1. Annulled Article 27/1 and Grounds for Annulment
The annulled provision of Article 27/1 of the PIL reads as follows: “The employment contracts are subject to law which is designated by parties as long as the provisions which foresee the minimal protection due to statutory provisions of his habitual work place law are reserved.” The Constitutional Court ruled for the annulment of the relevant provision by evaluating that granting the parties the right to choose the law in employment contracts pursuant to the aforementioned provision may have consequences to the detriment of the employee due to the imbalance of power between the employee and the employer.
In this decision, the Constitutional Court considered the weak negotiation power of the employee due to the fact that the employee does not have free will regarding the contract terms offered by the employer as an important factor in practice, even though the right to choose the law belongs to the parties on paper.
The Constitutional Court also emphasized the risk that the worker’s rights cannot be effectively protected in the event that the foreign law contains provisions to the detriment of the worker, as the workers do not know exactly what kind of rights the chosen foreign law provides for them.
The Court also drew attention to the fact that the relevant provision excludes the more closely related law pursuant to Article 27/4 of the PIL. Pursuant to Article 27/4 of the PIL, the judge may apply the law more tightly related to the employee in the absence of a choice of law. The Constitutional Court concluded that the exclusion of this protective provision limits the rights of the employee when employers make a choice of law in order to subject the employee to a less protective law.
Finally, the annulled regulation was also found to be contrary to the state’s obligation to raise the standard of living of workers and to protect the worker as per Article 49 of the Constitution. The Constitutional Court found that the regulation in question did not provide a reasonable balance in employee-employer relations and did not sufficiently guarantee the protection of the worker.
2. Article 27/2 and Grounds for Not Being Annulled
Article 27/2, which has not been annulled, reads as follows: “In cases where the parties have not designated a law, the law of the habitual work place of the employee shall govern the employment contract. In case the employee is temporarily working abroad, this work place will not be deemed as the habitual work place.” The relevant regulation stipulates that in the absence of a choice of law, the law of the employee’s habitual place of work shall apply.
While deciding that Article 27/2 of Law No. 5718 is in conformity with the Constitution, the Constitutional Court firstly took into account the discretionary power granted to the judge. Article 27/4 of the Law authorizes the judge to apply the more tightly related law when the parties have not made a choice of law. This power was considered as an important mechanism to ensure the protection of the worker.
In addition, it is stated that the application of the law of the employee’s habitual place of work serves to protect the employee from uncertainty. In the event that the parties do not make a choice of law, it is stated that the application of the law of the place where the worker is habitually employed is a guarantee that protects the worker against unforeseen loss of rights. In line with these reasons, the Constitutional Court concluded that paragraph 2 of Article 27 is in conformity with the Constitution and decided to keep the provision in force.

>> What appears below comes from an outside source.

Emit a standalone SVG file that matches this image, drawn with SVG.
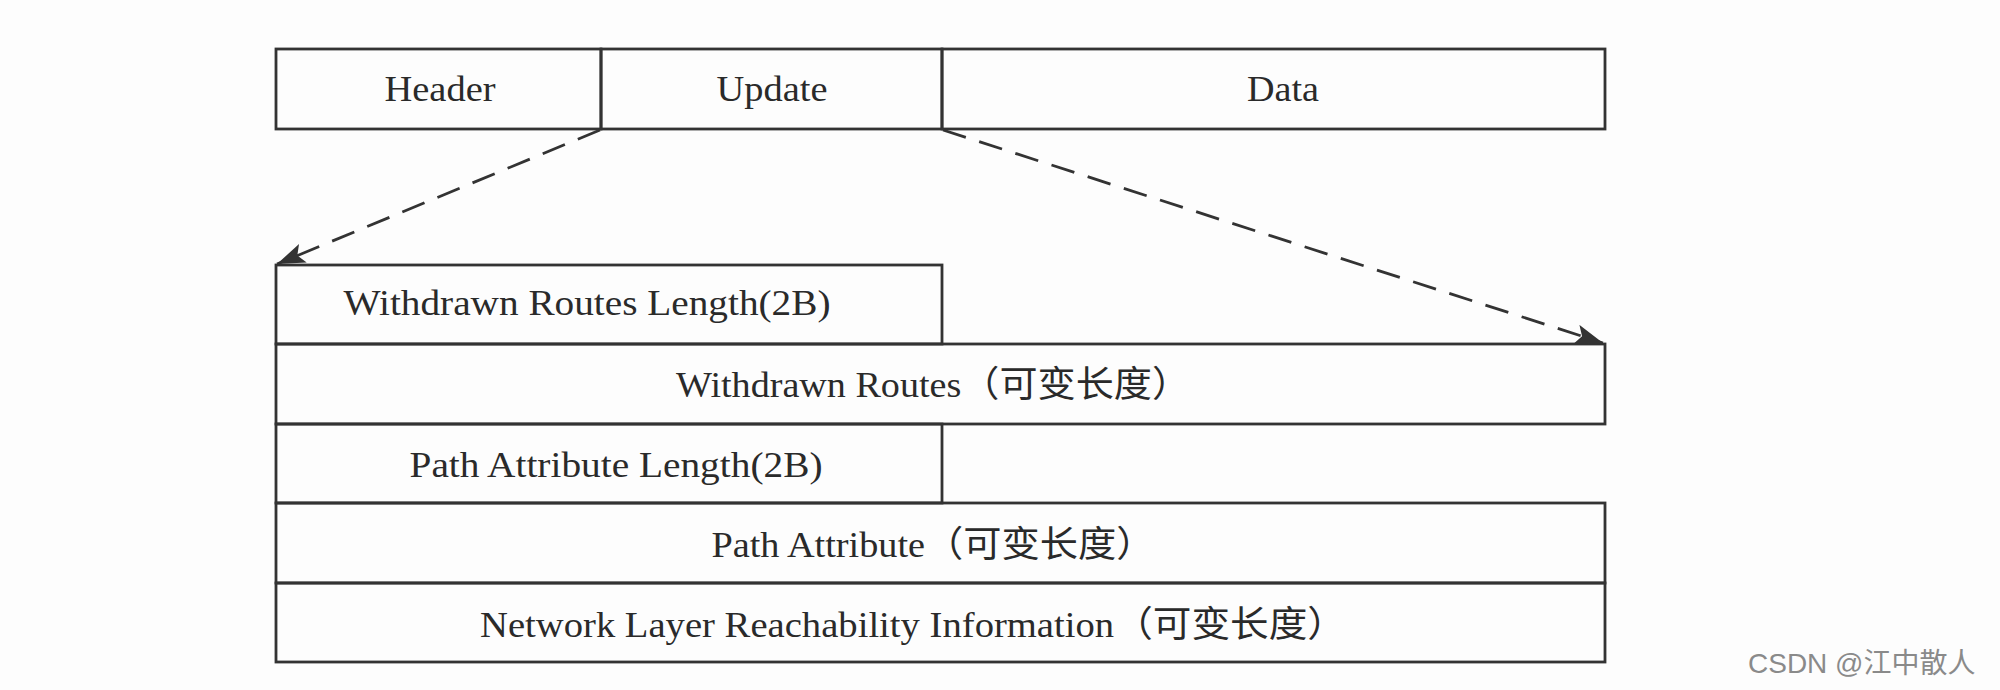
<svg xmlns="http://www.w3.org/2000/svg" width="2000" height="690" viewBox="0 0 2000 690">
<style>
.box{fill:none;stroke:#333;stroke-width:2.8}
.t{font-family:"Liberation Serif","Noto Sans CJK SC",serif;font-size:36px;fill:#2a2a2a;text-anchor:middle}
.con{fill:none;stroke:#333;stroke-width:2.8;stroke-dasharray:24 14}
.wm{font-family:"Liberation Sans","Noto Sans CJK SC",sans-serif;font-size:28px;fill:#8a8a8a}
</style>
<defs>
<marker id="arr" markerUnits="userSpaceOnUse" markerWidth="34" markerHeight="24" refX="28" refY="10" orient="auto">
<path d="M0,0 L28,10 L0,20 L6,10 Z" fill="#333"/>
</marker>
</defs>
<rect width="2000" height="690" fill="#fdfdfd"/>
<g id="header"><rect class="box" x="276" y="49" width="325" height="80"/><text class="t" x="440" y="101" textLength="111" lengthAdjust="spacingAndGlyphs">Header</text></g>
<g id="update"><rect class="box" x="601" y="49" width="341" height="80"/><text class="t" x="772" y="101" textLength="111" lengthAdjust="spacingAndGlyphs">Update</text></g>
<g id="data"><rect class="box" x="942" y="49" width="663" height="80"/><text class="t" x="1283" y="101" textLength="72" lengthAdjust="spacingAndGlyphs">Data</text></g>
<g id="wrl"><rect class="box" x="276" y="265" width="666" height="79"/><text class="t" x="587" y="315" textLength="487" lengthAdjust="spacingAndGlyphs">Withdrawn Routes Length(2B)</text></g>
<g id="wr"><rect class="box" x="276" y="344" width="1329" height="80"/><text class="t" x="933" y="397" textLength="514" lengthAdjust="spacingAndGlyphs">Withdrawn Routes（可变长度）</text></g>
<g id="pal"><rect class="box" x="276" y="424" width="666" height="79"/><text class="t" x="616" y="477" textLength="413" lengthAdjust="spacingAndGlyphs">Path Attribute Length(2B)</text></g>
<g id="pa"><rect class="box" x="276" y="503" width="1329" height="80"/><text class="t" x="933" y="557" textLength="443" lengthAdjust="spacingAndGlyphs">Path Attribute（可变长度）</text></g>
<g id="nlri"><rect class="box" x="276" y="583" width="1329" height="79"/><text class="t" x="913" y="637" textLength="866" lengthAdjust="spacingAndGlyphs">Network Layer Reachability Information（可变长度）</text></g>
<g id="connectors">
<line class="con" x1="600" y1="130" x2="277" y2="264" marker-end="url(#arr)"/>
<line class="con" x1="943" y1="130" x2="1603" y2="343" marker-end="url(#arr)"/>
</g>
<text class="wm" x="1748" y="673">CSDN @江中散人</text>
</svg>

3. Consequences of the Decision
The Constitutional Court annulled paragraph 1 of Article 27 of Law No. 5718 and ruled that the decision shall enter into force 6 months after its publication in the Official Gazette. On the other hand, paragraph 2 remains in force and it has become certain that the law of the employee’s habitual place of work will continue to apply in the event that the parties do not make a choice of law.
With this annulment decision of the Constitutional Court, the possibility for the parties to make a direct choice of law in employment contracts with foreign elements has disappeared. However, the Court did not suggest that the choice of law should be completely prohibited; on the contrary, the Court emphasized that new regulations shall be made to ensure the protection of the worker. In this context, it is envisaged that new legal regulations that will guarantee the rights of workers will be implemented in the upcoming period.
4. Dissenting Opinions
In their dissenting opinions, some justices opposed the annulment decision and emphasized that the protection of the employee can be ensured through public order intervention in labor law and stated that the choice of law should be based on the will of the parties and should not be restricted since the employee has the right to freely contract with the employer. Furthermore, it was pointed out that international regulations such as the Rome I Regulation recognize the choice of law in employment contracts and the issue of contradiction with international law was raised. Finally, it was criticized that the prohibition of choice of law would create more uncertainty rather than protecting the employee.
5. Evaluation
This decision of the Constitutional Court is an approach that aims to protect the employee and it is taken into consideration that the employee may be subject to less protective law through choice of law since he/she is the weaker party in labor law. However, the decision has been criticized on the grounds that it may also prevent the choice of law in favor of the employee and limit the freedom of contract. In this context, it is considered that a new legal arrangements shall be made to protect workers’ rights in the upcoming period.